Hunter Taylor-Black, one of the defendants, said the trial amounts to “political persecution.”

Taylor-Black said the case from prosecutors feels “meant to discourage future student activists from acting on the things they believe in in the ways that student activists have acted in the past.”

While students at campuses across the country were arrested last spring for Gaza-related demonstrations, few of those arrests resulted in felony charges or trials, making the Stanford case unusual. And defense attorneys argued earlier this year that the District Attorney’s office was overcharging the case.

The five defendants chose to go to trial last month, after six other protesters who were charged in the case entered into mental health diversion programs, or indicated they would take a court-offered deal that would include pleading guilty to misdemeanor charges, with a pathway to potential dismissal.

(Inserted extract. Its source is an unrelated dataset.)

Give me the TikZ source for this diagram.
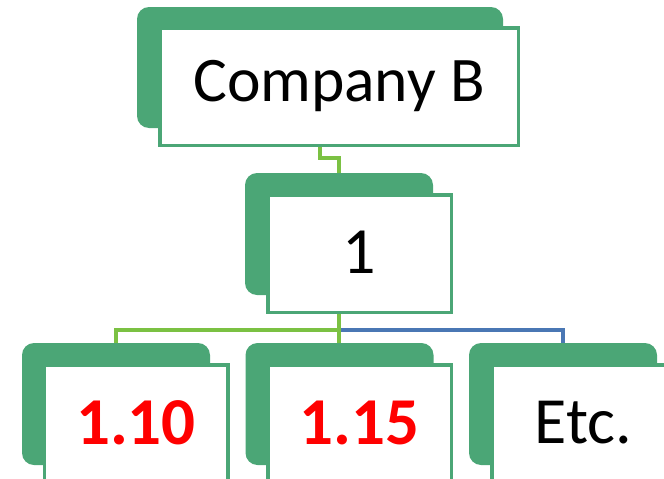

One other protester, Jack Richardson, served as a witness for prosecutors in a grand jury indictment and is now enrolled in a youth deferred entry of judgment program. Such programs allow young people to eventually have a charge dismissed if they do not commit crimes while free, and often include rehabilitative requirements like counseling and community service.

Germán González, also a defendant in the trial, said after the court hearing that it was disheartening to hear “genocide denialism” in the courtroom.

“Throughout this sort of fear and anxiety that I do feel in the courtroom, I am just reminding myself that it is a privilege,” González said. “Nothing that happens in a courtroom or what happened to me is as severe as what’s happening to the Palestinians, who are facing genocide right now.”

More pretrial conferences are scheduled this week, including a hearing over whether or not the provost of Stanford, Jenny Martinez, will be called to testify as a witness.

Jury selection in the trial is set to begin in early January.